Carl Trowell - Ensco Plc

Management

Colin, thanks for the question because I can tell just from the way you've asked it plus some of the commentary we've seen over the last day or two that described it a confusion as to where we sit on the ENSCO DS-8. So, just to remind everyone that we called that out in January because we were in the market with our bond offering and we felt we needed to disclose it at that point. But the reality of that situation is that as of today, we have concluded negotiations and discussions with the customer. And we explored various options around blend and extend, extension and various things. And due to a variety of reasons, the net outcome is that the rig is just going to continue as is on the current contract. So, according to the current day rate. And we are just in the process of finalizing and agreeing an amendment to the contract. So, it's not all absolutely signed off and sealed yet. But that amendment is not on any of the major terms of the contract. It's actually just to largely adjust and modify some of the peripherals of the contract and actually to reflect some of the practices that we have been doing over the last few years. And primarily, it's to adjust the bonus system we have around the contract to reflect what the client values going forward. So, bar something really unexpected, it's going to be business as usual for the ENSCO DS-8. Colin Davies - Sanford C. Bernstein & Co. LLC: That's good news. Very good news. And then, just a sort of peripheral question. I suspect the answer is no, but given all the commentary around labor cost inflation in the U.S. industry just generally, are there any categories of the labor pool that you're starting to see some upward pressure on?

Carl Trowell - Ensco Plc

Management

No, not for us yet. Most of commentary around that is largely for the onshore. We haven't seen that yet. But then again, we haven't seen a rapid pickup in the number of rigs, so it's not hitting us at this point either in the U.S. or worldwide. We have a couple of geographies where local content requirement mean that it's a bit more challenging to get certain labor particularly when multiple rigs are starting at the same time or the industry is getting back to work again. But broadly, no, it's not affecting us. Down the line, we could see that. If suddenly, if you take the Gulf of Mexico, for example, we started to see a material pickup in the number of rigs working there, maybe Mexico starting up at the same time, that could happen but we're not there yet. Colin Davies - Sanford C. Bernstein & Co. LLC: That makes sense. Thanks very much. I'll turn it back.

Operator

Operator

Showing no further questions.
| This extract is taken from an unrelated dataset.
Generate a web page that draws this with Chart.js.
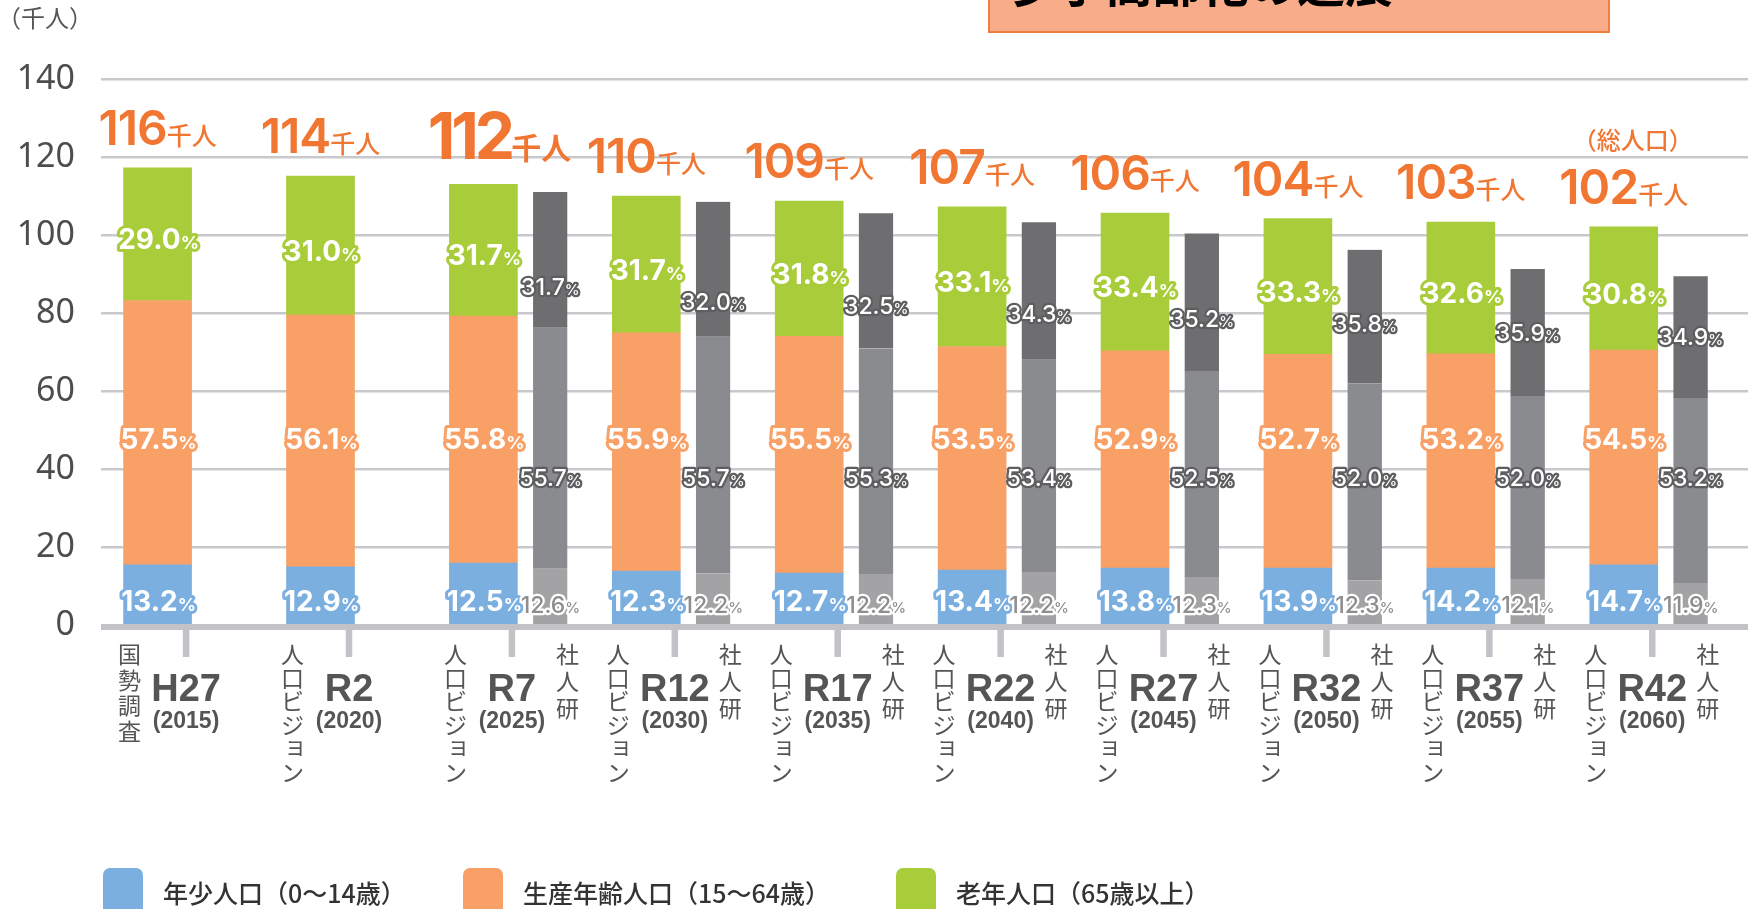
<!DOCTYPE html>
<html lang="ja"><head><meta charset="utf-8"><title>人口の推移</title>
<script src="https://cdn.jsdelivr.net/npm/chart.js@4.4.1/dist/chart.umd.min.js"></script>
<style>
html,body{margin:0;padding:0;background:#fff;overflow:hidden;}
canvas{display:block;}
</style></head><body>
<canvas id="chart" width="1756" height="909"></canvas>
<script>
// ---------- data ----------
const years = [2015, 2020, 2025, 2030, 2035, 2040, 2045, 2050, 2055, 2060];
const eraLabels = ['H27', 'R2', 'R7', 'R12', 'R17', 'R22', 'R27', 'R32', 'R37', 'R42'];
const yearLabels = ['(2015)', '(2020)', '(2025)', '(2030)', '(2035)', '(2040)', '(2045)', '(2050)', '(2055)', '(2060)'];
const sourceLabels = ['国勢調査', '人口ビジョン', '人口ビジョン', '人口ビジョン', '人口ビジョン', '人口ビジョン', '人口ビジョン', '人口ビジョン', '人口ビジョン', '人口ビジョン'];
const ipssLabel = '社人研';
const seriesNames = ['年少人口（0～14歳）', '生産年齢人口（15～64歳）', '老年人口（65歳以上）'];

// 人口ビジョン (thousand people)
const totalVision = [116, 114, 112, 110, 109, 107, 106, 104, 103, 102];
const visionYoung = [15.4, 14.9, 15.9, 13.8, 13.3, 14.1, 14.6, 14.6, 14.6, 15.4];
const visionWorking = [67.8, 64.6, 63.3, 61.1, 60.7, 57.3, 55.7, 54.8, 54.9, 55.1];
const visionOld = [34.0, 35.6, 33.8, 35.1, 34.7, 35.8, 35.3, 34.8, 33.8, 31.6];
const visionYoungPct = ['13.2', '12.9', '12.5', '12.3', '12.7', '13.4', '13.8', '13.9', '14.2', '14.7'];
const visionWorkingPct = ['57.5', '56.1', '55.8', '55.9', '55.5', '53.5', '52.9', '52.7', '53.2', '54.5'];
const visionOldPct = ['29.0', '31.0', '31.7', '31.7', '31.8', '33.1', '33.4', '33.3', '32.6', '30.8'];

// 社人研 (thousand people)
const ipssYoung = [null, null, 14.4, 13.3, 13.1, 13.6, 12.3, 11.5, 11.8, 10.8];
const ipssWorking = [null, null, 61.8, 60.6, 57.8, 54.4, 52.8, 50.5, 46.9, 47.4];
const ipssOld = [null, null, 34.8, 34.6, 34.7, 35.3, 35.3, 34.2, 32.6, 31.2];
const ipssYoungPct = [null, null, '12.6', '12.2', '12.2', '12.2', '12.3', '12.3', '12.1', '11.9'];
const ipssWorkingPct = [null, null, '55.7', '55.7', '55.3', '53.4', '52.5', '52.0', '52.0', '53.2'];
const ipssOldPct = [null, null, '31.7', '32.0', '32.5', '34.3', '35.2', '35.8', '35.9', '34.9'];

const highlightIndex = 2;
const totalUnit = '千人';
const totalCaption = '（総人口）';
const yAxisTitle = '（千人）';
const titleText = '少子高齢化の進展';

// ---------- styles ----------
const C = {
  blue: '#7BAFDF', orange: '#F8A065', green: '#A9CD3A',
  ipssOld: '#6E6E70', ipssMid: '#8A8B8F', ipssYoung: '#A3A3A6',
  total: '#F07632', text: '#555555', grid: '#C9C9CD', axis: '#C3C3C7'
};
const JP = '"Noto Sans CJK JP", "Noto Sans CJK SC", sans-serif';

const pts = arr => years.map((x, i) => ({ x, y: arr[i] }));
const visionDS = (label, arr, color) => ({
  label, data: pts(arr), backgroundColor: color, stack: 'vision', barThickness: 68, borderWidth: 0
});
const ipssDS = (label, arr, color) => ({
  label, data: pts(arr), backgroundColor: color, stack: 'ipss', barThickness: 50,
  borderWidth: { left: 16, top: 0, right: 0, bottom: 0 }, borderColor: 'rgba(255,255,255,0)', borderSkipped: 'start'
});

const PCT = {
  vision: { num: '700 28px Inter', unit: '700 18px Inter', size: 28, fill: '#ffffff', lw: 6 },
  ipss: { num: '500 23px Inter', unit: '500 15px Inter', size: 23, fill: '#ffffff', stroke: '#5E5E60', lw: 4.5 },
  ipssLight: { num: '500 23px Inter', unit: '500 15px Inter', size: 23, fill: '#8E8E90', stroke: '#ffffff', lw: 4.5 }
};

function twoPart(ctx, num, unit, cx, baseY, numFont, unitFont, fill, stroke, lw, spacing) {
  ctx.save();
  ctx.textAlign = 'left'; ctx.textBaseline = 'alphabetic';
  ctx.lineJoin = 'round';
  ctx.letterSpacing = spacing || '0px';
  ctx.font = numFont; const w1 = ctx.measureText(num).width;
  ctx.letterSpacing = '0px';
  ctx.font = unitFont; const w2 = ctx.measureText(unit).width;
  const x0 = cx - (w1 + w2) / 2;
  const draw = (fn) => {
    ctx.letterSpacing = spacing || '0px'; ctx.font = numFont; ctx[fn](num, x0, baseY);
    ctx.letterSpacing = '0px'; ctx.font = unitFont; ctx[fn](unit, x0 + w1, baseY);
  };
  if (stroke) { ctx.strokeStyle = stroke; ctx.lineWidth = lw; draw('strokeText'); }
  ctx.fillStyle = fill; draw('fillText');
  ctx.restore();
}

function pctLabel(ctx, txt, cx, cy, style, strokeColor) {
  const s = PCT[style];
  twoPart(ctx, txt, '%', cx, cy + s.size * 0.36, s.num, s.unit, s.fill, s.stroke || strokeColor, s.lw);
}

function vertical(ctx, text, cx, top, pitch, size) {
  ctx.save();
  ctx.font = `400 ${size}px ${JP}`; ctx.fillStyle = C.text;
  ctx.textAlign = 'center'; ctx.textBaseline = 'middle';
  [...text].forEach((ch, k) => {
    let dx = 0, dy = 0;
    if ('ャュョッァィゥェォ'.includes(ch)) { dx = size * 0.12; dy = -size * 0.14; }
    ctx.fillText(ch, cx + dx, top + pitch * k + size / 2 + dy);
  });
  ctx.restore();
}

const overlay = {
  id: 'overlay',
  beforeDraw(chart) {
    const ctx = chart.ctx; ctx.save(); ctx.fillStyle = '#fff'; ctx.fillRect(0, 0, chart.width, chart.height); ctx.restore();
  },
  afterDatasetsDraw(chart) {
    const ctx = chart.ctx, xs = chart.scales.x, ys = chart.scales.y, a = chart.chartArea;
    const y0 = ys.getPixelForValue(0);
    ctx.save();
    ctx.fillStyle = C.axis;
    ctx.fillRect(a.left, y0 - 1, a.right - a.left, 6);
    const vm = [0, 1, 2].map(d => chart.getDatasetMeta(d).data);
    const im = [3, 4, 5].map(d => chart.getDatasetMeta(d).data);
    years.forEach((yr, i) => {
      const p = xs.getPixelForValue(yr);
      const tickX = p - 5.5;
      ctx.fillStyle = C.axis;
      ctx.fillRect(tickX - 3.25, y0, 6.5, 32);
      const vx = vm[0][i].x;
      const oldEl = vm[2][i];
      const oldY = (oldEl.y + oldEl.base) / 2 + 5;
      pctLabel(ctx, visionYoungPct[i], vx + 1, y0 - 24, 'vision', C.blue);
      pctLabel(ctx, visionWorkingPct[i], vx + 1, y0 - 186, 'vision', C.orange);
      pctLabel(ctx, visionOldPct[i], vx + 1, oldY, 'vision', C.green);
      if (ipssYoung[i] !== null) {
        const ie = im[2][i];
        const ix = ie.x + 8;
        const iy = Math.max((ie.y + ie.base) / 2, oldY + 32);
        pctLabel(ctx, ipssYoungPct[i], ix, y0 - 20, 'ipssLight');
        pctLabel(ctx, ipssWorkingPct[i], ix, y0 - 147, 'ipss');
        pctLabel(ctx, ipssOldPct[i], ix, iy, 'ipss');
        vertical(ctx, ipssLabel, ie.x + 25, y0 + 18, 27, 23);
      }
      // totals
      const topY = oldEl.y;
      if (i === highlightIndex) {
        twoPart(ctx, String(totalVision[i]), totalUnit, p - 18, topY - 25, '700 64px Inter', `700 30px ${JP}`, C.total, null, 0, '-4px');
      } else {
        twoPart(ctx, String(totalVision[i]), totalUnit, vx, topY - 23, '600 48px Inter', `500 25px ${JP}`, C.total, null, 0, '-1px');
      }
      if (i === years.length - 1) {
        ctx.save();
        ctx.font = `500 24px ${JP}`; ctx.fillStyle = C.total; ctx.textAlign = 'center'; ctx.textBaseline = 'alphabetic';
        ctx.fillText(totalCaption, vx + 9, topY - 78);
        ctx.restore();
      }
      // x labels
      ctx.save();
      ctx.fillStyle = C.text; ctx.textAlign = 'center'; ctx.textBaseline = 'alphabetic';
      ctx.font = 'bold 38px "Liberation Sans", Arial, sans-serif';
      ctx.fillText(eraLabels[i], tickX, y0 + 76);
      ctx.font = 'bold 23px "Liberation Sans", Arial, sans-serif';
      ctx.fillText(yearLabels[i], tickX, y0 + 103);
      ctx.restore();
      const src = sourceLabels[i];
      vertical(ctx, src, vx - 28, y0 + 18, src.length > 4 ? 23.5 : 25.5, 23);
    });
    ctx.restore();
  },
  afterDraw(chart) {
    const ctx = chart.ctx;
    ctx.save();
    // y-axis unit
    ctx.font = `400 24px ${JP}`; ctx.fillStyle = C.text; ctx.textAlign = 'left'; ctx.textBaseline = 'middle';
    ctx.fillText(yAxisTitle, -3, 18);
    // legend
    const colors = [C.blue, C.orange, C.green];
    const lx = [103, 463, 896];
    ctx.font = `500 25px ${JP}`; ctx.textBaseline = 'middle';
    seriesNames.forEach((n, k) => {
      ctx.fillStyle = colors[k];
      ctx.beginPath(); ctx.roundRect(lx[k], 868, 40, 56, 7); ctx.fill();
      ctx.fillStyle = '#333333';
      ctx.fillText(n, lx[k] + 60, 893);
    });
    // title box (cut off at top)
    ctx.fillStyle = '#F8AC8A'; ctx.fillRect(989, -5, 620, 37);
    ctx.strokeStyle = '#F07E3E'; ctx.lineWidth = 2; ctx.strokeRect(989, -5, 620, 37);
    ctx.fillStyle = '#000'; ctx.font = `700 48px ${JP}`; ctx.textBaseline = 'alphabetic';
    ctx.fillText(titleText, 1009, 2);
    ctx.restore();
  }
};

function make() {
  new Chart(document.getElementById('chart'), {
    type: 'bar',
    data: {
      datasets: [
        visionDS(seriesNames[0], visionYoung, C.blue),
        visionDS(seriesNames[1], visionWorking, C.orange),
        visionDS(seriesNames[2], visionOld, C.green),
        ipssDS('社人研 ' + seriesNames[0], ipssYoung, C.ipssYoung),
        ipssDS('社人研 ' + seriesNames[1], ipssWorking, C.ipssMid),
        ipssDS('社人研 ' + seriesNames[2], ipssOld, C.ipssOld)
      ]
    },
    options: {
      responsive: false, animation: false, devicePixelRatio: 1,
      layout: { padding: { left: 0, right: 8, top: 79, bottom: 284 } },
      plugins: { legend: { display: false }, tooltip: { enabled: false } },
      scales: {
        x: { type: 'linear', display: false, offset: false, min: 2012.22, max: 2062.77 },
        y: {
          stacked: true, min: 0, max: 140,
          ticks: { stepSize: 20, padding: 26, color: '#4d4d4d', font: { family: '"Noto Sans", sans-serif', size: 34, weight: '400' } },
          grid: { color: C.grid, lineWidth: c => (c.tick && c.tick.value === 0) ? 0 : 2.5, drawTicks: false },
          border: { display: false },
          afterFit(s) { s.width = 101; }
        }
      }
    },
    plugins: [overlay]
  });
}

const fonts = ['400 34px "Noto Sans"', '600 48px Inter', '700 28px Inter', '400 23px "Noto Sans CJK JP"',
  '500 25px "Noto Sans CJK JP"', '700 48px "Noto Sans CJK JP"', 'bold 38px "Liberation Sans"'];
Promise.race([
  Promise.all(fonts.map(f => document.fonts.load(f, '千人0%'))),
  new Promise(r => setTimeout(r, 1500))
]).catch(() => {}).then(make);
</script>
</body></html>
This concludes our question-and-answer session. I would like to turn the conference back over to Nick Georgas for any closing remarks.

Nick Georgas - Ensco Plc

Management

Great. Thank you, Gary. And thank you, everyone, for your participation on today's call. We look forward to speaking with you again when we report our second quarter 2018 results. Have a great day.

Operator

Operator

The conference is now concluded. Thank you for attending today's presentation. You may now disconnect.